Search code examples
pysparklowercasepunctuation

Pyspark how to remove punctuation marks and make lowercase letters in Rdd?


I would like to remove punctuation mark and make the lowercase letters in RDD? Below is my data set

 l=sc.parallelize(["How are you","Hello\ then% you"\
,"I think he's fine+ COMING"])

I tried below function but I got an error message

punc='!"#$%&\'()*+,-./:;<=>?@[\\]^_`{|}~'

def lower_clean_str(x):
    lowercased_str = x.lower()
    clean_str = lowercased_str.translate(punc) 
    return clean_str

one_RDD = l.flatMap(lambda x: lower_clean_str(x).split())
one_RDD.collect()

But this gives me an error. What might be the problem? How can I fix this? Thank you.


Solution

  • You are using the python translate function in a wrong way. As I am not sure if you are using python 2.7 or python 3, I am suggesting an alternate approach.

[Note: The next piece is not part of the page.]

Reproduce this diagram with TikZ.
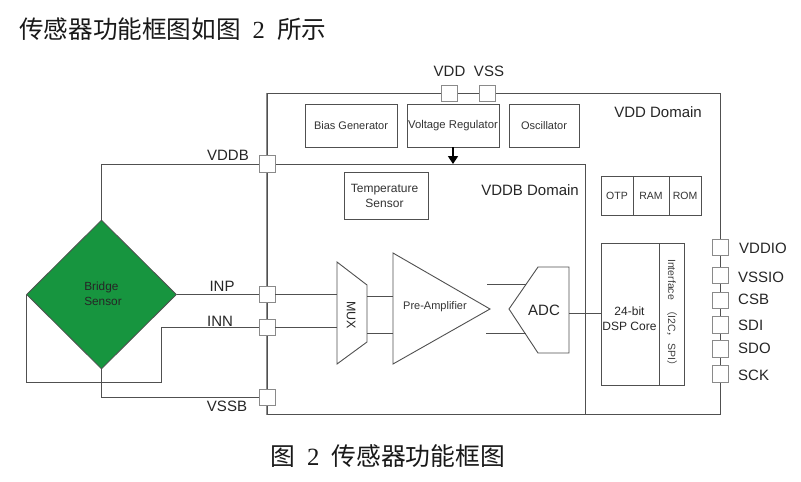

    The translate function changes a bit in python 3.

    The following code will work irrespective of the python version.

    def lower_clean_str(x):
      punc='!"#$%&\'()*+,-./:;<=>?@[\\]^_`{|}~'
      lowercased_str = x.lower()
      for ch in punc:
        lowercased_str = lowercased_str.replace(ch, '')
      return lowercased_str
    
    l=sc.parallelize(["How are you","Hello\ then% you","I think he's fine+ COMING"])
    one_RDD = l.map(lower_clean_str)
    one_RDD.collect()
    

    Output :

    ['how are you', 'hello then you', 'i think hes fine coming']